CANBERRA -- Prominent Liberals have conceded the leadership coup has cost the Party members, but say more people are now signing up under Malcolm Turnbull’s prime ministership.

The figures for resignations of Liberal Party membership since Tony Abbott was overthrown on September 14 are in some dispute.

The Tasmania Liberal Party President Geoff Page has rejected claims from dumped minister Eric Abetz that “hundreds” have handed in their cards over the leadership change, saying only ten state Party members have resigned or not renewed membership.

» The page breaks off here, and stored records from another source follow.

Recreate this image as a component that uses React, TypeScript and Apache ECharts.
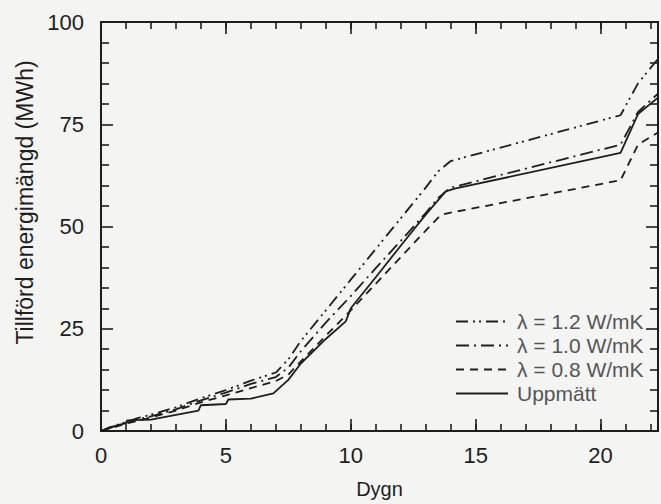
import React, { useEffect, useRef } from "react";
import * as echarts from "echarts";

// Day values (x) and supplied energy in MWh (y) for each curve
const lambda12Days = [0, 0.5, 1, 1.5, 2, 3, 4, 5, 6, 7, 7.5, 8, 9, 10, 11, 12, 13, 13.5, 14, 20.8, 21.5, 22.3];
const lambda12Vals = [0, 1.2, 2.2, 3.2, 4.0, 5.8, 8.0, 10.0, 12.3, 14.3, 17.5, 22, 29.5, 37, 44.5, 52, 59.5, 63.5, 66, 77.2, 85, 91];

const lambda10Days = [0, 0.5, 1, 1.5, 2, 3, 4, 5, 6, 7, 7.5, 8, 9, 10, 11, 12, 13, 13.5, 14, 20.8, 21.5, 22.3];
const lambda10Vals = [0, 1.0, 2.0, 2.9, 3.6, 5.3, 7.5, 9.4, 11.5, 13.2, 15.5, 19.5, 26.5, 33, 39.8, 46.5, 53.3, 57, 59.5, 70, 78, 82.5];

const lambda08Days = [0, 0.5, 1, 2, 3, 4, 5, 6, 7, 7.5, 8, 9, 10, 11, 12, 13, 13.6, 14, 20.8, 21.5, 22.3];
const lambda08Vals = [0, 0.9, 1.8, 3.3, 5.0, 7.0, 8.7, 10.5, 12.2, 13.8, 17, 23.3, 29.5, 36, 42.5, 49, 52.8, 53.4, 61.3, 70, 73];

const measuredDays = [0, 0.3, 1, 1.05, 2, 3.9, 4, 5, 5.1, 6, 6.9, 7.5, 8, 9, 9.8, 10, 11, 12, 13, 13.8, 14.2, 20.8, 21.5, 22.3];
const measuredVals = [0, 0.8, 1.9, 2.6, 2.8, 5.0, 6.3, 6.6, 7.7, 7.9, 9.2, 12.5, 16.5, 22.5, 26.8, 30, 37.6, 45.3, 52.9, 58.6, 59.3, 68, 77.5, 81.5];

const seriesNames = ["λ = 1.2 W/mK", "λ = 1.0 W/mK", "λ = 0.8 W/mK", "Uppmätt"];

const xMax = 22.3;
const ink = "#1e1e1e";
const bg = "#f4f4f2";
const font = "'Liberation Sans', Arial, Helvetica, sans-serif";

function pairs(xs: number[], ys: number[]) {
  return xs.map((x, i) => [x, ys[i]]);
}

function makeOption() {
  const axisLine = { show: true, onZero: false, lineStyle: { color: ink, width: 2 } };
  const noLine = { show: false, onZero: false };
  const minorT = { show: true, inside: true, length: 7, lineStyle: { color: ink, width: 1.6 } };
  const majorT = { show: true, inside: true, length: 12, lineStyle: { color: ink, width: 1.6 } };
  const xBase = { type: "value", min: 0, max: xMax, splitLine: { show: false } };
  const xAxes: any[] = [
    {
      ...xBase,
      position: "bottom",
      interval: 1,
      axisLine,
      axisTick: minorT,
      axisLabel: {
        show: true,
        margin: 13,
        color: ink,
        fontSize: 22,
        fontFamily: font,
        formatter: (val: number) => (Math.abs(val % 5) < 1e-9 ? String(val) : ""),
      },
      name: "Dygn",
      nameLocation: "middle",
      nameGap: 48,
      nameTextStyle: { fontSize: 20 },
    },
    { ...xBase, position: "bottom", interval: 5, axisLine: noLine, axisTick: majorT, axisLabel: { show: false } },
    { ...xBase, position: "top", interval: 1, axisLine, axisTick: minorT, axisLabel: { show: false } },
    { ...xBase, position: "top", interval: 5, axisLine: noLine, axisTick: majorT, axisLabel: { show: false } },
    // data axis for the curves (not drawn)
    { ...xBase, position: "bottom", show: false },
  ];
  const yAxes: any[] = [
    {
      type: "value",
      position: "left",
      min: 0,
      max: 100,
      interval: 25,
      splitLine: { show: false },
      axisLine,
      axisTick: majorT,
      axisLabel: { show: true, margin: 17, color: ink, fontSize: 22, fontFamily: font },
      minorTick: { show: true, splitNumber: 5, length: 8, lineStyle: { color: ink, width: 1.6 } },
      name: "Tillförd energimängd (MWh)",
      nameLocation: "middle",
      nameGap: 63,
      nameTextStyle: { fontSize: 23, padding: [0, 0, 0, 48] },
    },
    {
      type: "value",
      position: "right",
      min: 0,
      max: 100,
      interval: 25,
      splitLine: { show: false },
      axisLine,
      axisTick: majorT,
      minorTick: { show: true, splitNumber: 5, length: 8, lineStyle: { color: ink, width: 1.6 } },
      axisLabel: { show: false },
    },
    // data axis for the curves (not drawn)
    { type: "value", position: "left", min: 0, max: 100, show: false, splitLine: { show: false } },
  ];
  const dashes: any[] = [[12, 5, 2, 4, 2, 5], [13, 5, 2, 5], [8, 6], "solid"];
  const xsList = [lambda12Days, lambda10Days, lambda08Days, measuredDays];
  const ysList = [lambda12Vals, lambda10Vals, lambda08Vals, measuredVals];
  return {
    animation: false,
    backgroundColor: bg,
    textStyle: { color: ink, fontFamily: font },
    grid: { show: true, left: 101, right: 2, top: 22, bottom: 69, borderColor: ink, borderWidth: 2, backgroundColor: "transparent" },
    xAxis: xAxes,
    yAxis: yAxes,
    legend: {
      orient: "vertical",
      left: 450,
      top: 306,
      itemWidth: 52,
      itemHeight: 14,
      itemGap: 3,
      itemStyle: { opacity: 0 },
      textStyle: { fontSize: 21, lineHeight: 20, padding: [0, 0, 0, 4] },
      data: seriesNames,
    },
    series: seriesNames.map((name, k) => ({
      name,
      type: "line",
      xAxisIndex: 4,
      yAxisIndex: 2,
      data: pairs(xsList[k], ysList[k]),
      symbol: "none",
      color: ink,
      lineStyle: { color: ink, width: 1.8, type: dashes[k] },
    })),
  };
}

export default function App() {
  const ref = useRef<HTMLDivElement>(null);
  useEffect(() => {
    if (!ref.current) return;
    const chart = echarts.init(ref.current, undefined, { renderer: "svg" });
    chart.setOption(makeOption());
    return () => chart.dispose();
  }, []);
  return (
    <div style={{ position: "fixed", left: 0, top: 0, width: 661, height: 504, background: bg }}>
      <div ref={ref} style={{ width: 661, height: 504 }} />
    </div>
  );
}
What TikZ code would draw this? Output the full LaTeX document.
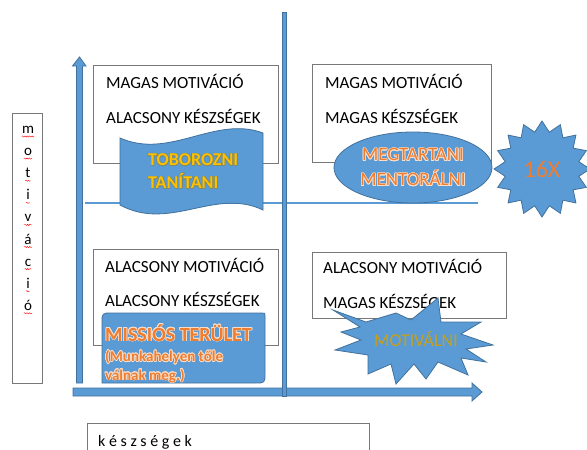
\documentclass[tikz,border=0pt]{standalone}
\usepackage{fontspec}
\setmainfont{Carlito}
\usepackage{tikz}
\usepackage{contour}
\usetikzlibrary{shapes.geometric}
\usetikzlibrary{decorations.pathmorphing}
\definecolor{ColBlue}{RGB}{91,155,213}
\definecolor{ColEdge}{RGB}{65,113,156}
\definecolor{ColGold}{RGB}{255,192,0}
\definecolor{ColOrange}{RGB}{237,125,49}
\definecolor{ColOchre}{RGB}{201,160,20}
\definecolor{ColFrame}{RGB}{120,120,120}
\definecolor{ColGlow}{RGB}{250,222,200}
\contourlength{0.7pt}
\tikzstyle{QuadBox}=[draw=ColFrame,line width=0.9pt]
\tikzstyle{QuadText}=[anchor=base west,inner sep=0pt,font=\fontsize{17}{20}\selectfont]
\tikzstyle{BlueShape}=[fill=ColBlue,draw=ColEdge,line width=0.8pt]
\tikzstyle{Squiggle}=[red,line width=0.4pt,decorate,decoration={snake,amplitude=0.6pt,segment length=2.4pt}]

\begin{document}
\begin{tikzpicture}[x=1pt,y=-1pt]
        \useasboundingbox[fill=white](0,0)rectangle(587,450);
        \draw[QuadBox](12,113)rectangle(42,383);
        \foreach \l [count=\i from 0] in {m,o,t,i,v,á,c,i,ó}{
            \node[inner sep=0pt,anchor=base,font=\fontsize{15}{18}\selectfont](L\i)at(28,133.5+22.1*\i){\l};
            \draw[Squiggle]([yshift=-3pt]L\i.base west)--([yshift=-3pt]L\i.base east);
        }
        \draw[QuadBox](87,452)--(87,423)--(369,423)--(369,452);
        \node[QuadText,font=\fontsize{16}{19}\selectfont](skill)at(98,446){k é s z s é g e k};
        \draw[ColBlue,line width=1.6pt](85,203)--(478,203);
        \draw[BlueShape](73,388)--(472,388)--(472,383)--(482,392)--(472,401)--(472,396)--(73,396)--cycle;
        \draw[BlueShape](76.5,383)--(76.5,66)--(72.5,66)--(79.5,57)--(86,66)--(82.5,66)--(82.5,383)--cycle;
        \draw[BlueShape](282.5,12)rectangle(286.5,396);
        \draw[QuadBox](93,65)rectangle(278,163);
        \draw[QuadBox](312,64)rectangle(491,162);
        \draw[QuadBox](93,249)rectangle(278,345);
        \draw[QuadBox](312,252)rectangle(506,318);
        \node[QuadText](tlA)at(106,88){MAGAS MOTIVÁCIÓ};
        \node[QuadText](tlB)at(106,123){ALACSONY KÉSZSÉGEK};
        \node[QuadText](trA)at(325,88){MAGAS MOTIVÁCIÓ};
        \node[QuadText](trB)at(325,123){MAGAS KÉSZSÉGEK};
        \node[QuadText](blA)at(105,272.5){ALACSONY MOTIVÁCIÓ};
        \node[QuadText](blB)at(105,306.5){ALACSONY KÉSZSÉGEK};
        \node[QuadText](brA)at(323,273.5){ALACSONY MOTIVÁCIÓ};
        \node[QuadText](brB)at(323,308.5){MAGAS KÉSZSÉGEK};
        \draw[BlueShape](120,138)..controls(170,160)and(215,115)..(263,133)--(263,210)
            ..controls(215,187)and(170,232)..(120,205)--cycle;
        \node[anchor=west,align=left,inner sep=0pt,text=ColGold,font=\bfseries\fontsize{18}{23}\selectfont](recruit)
            at(148,171.5){\contourlength{0.4pt}\contour{ColEdge!70!ColGold}{TOBOROZNI}\\\contourlength{0.4pt}\contour{ColEdge!70!ColGold}{TANÍTANI}};
        \node[BlueShape,ellipse,minimum width=158pt,minimum height=71pt,inner sep=0pt,align=center,
            text=ColOrange,font=\fontsize{19}{25}\selectfont](keep)
            at(413,167.5){\contour{ColGlow}{MEGTARTANI}\\\contour{ColGlow}{MENTORÁLNI}};
        \node[BlueShape,star,star points=16,star point ratio=1.28,minimum size=96pt,inner sep=0pt,
            text=ColOrange,font=\fontsize{24}{28}\selectfont](times)at(542,169){16X};
        \draw[BlueShape](102,383)--(102,323)..controls(102,313)..(112,313)--(262,313)
            ..controls(265,313)..(265,316)--(265,373)..controls(265,383)..(255,383)--cycle;
        \node[QuadText,text=ColOrange,font=\bfseries\fontsize{20}{24}\selectfont](mission)
            at(105,341){\contour{ColGlow}{MISSIÓS TERÜLET}};
        \node[QuadText,text=ColOrange,font=\bfseries\fontsize{15}{18}\selectfont](place)
            at(105,361.5){\contour{ColGlow}{(Munkahelyen tőle}};
        \node[QuadText,text=ColOrange,font=\bfseries\fontsize{15}{18}\selectfont](leave)
            at(105,380){\contour{ColGlow}{válnak meg.)}};
        \draw[BlueShape](333,310)--(366,322)--(396,313)--(411,320)--(438,298)--(441,322)--(481,322)
            --(461,334)--(493,345)--(466,349)--(486,362)--(461,358)--(468,375)--(438,362)--(426,379)
            --(414,364)--(396,384)--(391,364)--(368,374)--(368,355)--(335,350)--(361,340)--(341,332)
            --(360,327)--cycle;
        \node[inner sep=0pt,text=ColOchre,font=\fontsize{18}{22}\selectfont](motivate)at(416,339){MOTIVÁLNI};
    \end{tikzpicture}
\end{document}
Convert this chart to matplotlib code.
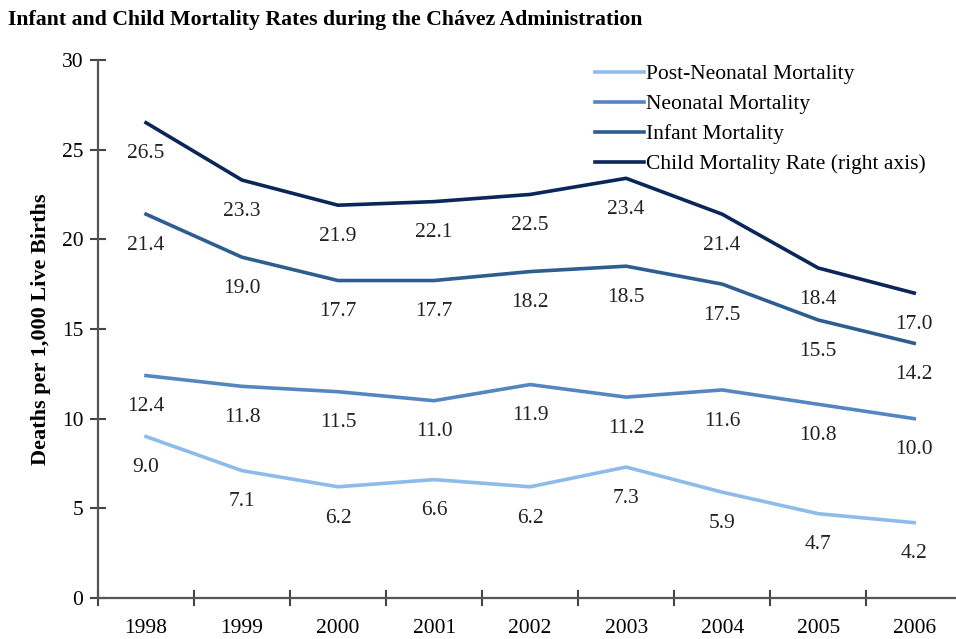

He says, over the same period, eight Tasmanians have applied to become Liberal Party members.

Assistant Minister to the Prime Minister and Victorian federal MP, Alan Tudge, is also aware of frustration in the party membership.

“There have been a few dozen members who have thrown in their membership, if you like, resigned from the party,” he told Sky News.

“We have actually had more people join the party in the last two weeks, at least in Victoria, then we have stepped down from the party, so that’s a very positive sign I think for us.”

Tudge says party members are being encouraged to reconsider their position.

“There certainly are members who have been disappointed with the change. We are all trying to encourage them to say, “Listen let’s take a breather. Don’t put in resignation for your membership. Reconsider your position and give Malcolm Turnbull a chance.””

Turnbull, himself, is not concerned.

“The Liberal Party is the last great grassroots political organisation in Australia,” he told reporters in Canberra.

“You know, people come and go in political parties, but ultimately our strength is in our grassroots and in our membership and you know the feedback I’ve had is they are very happy with the transition.”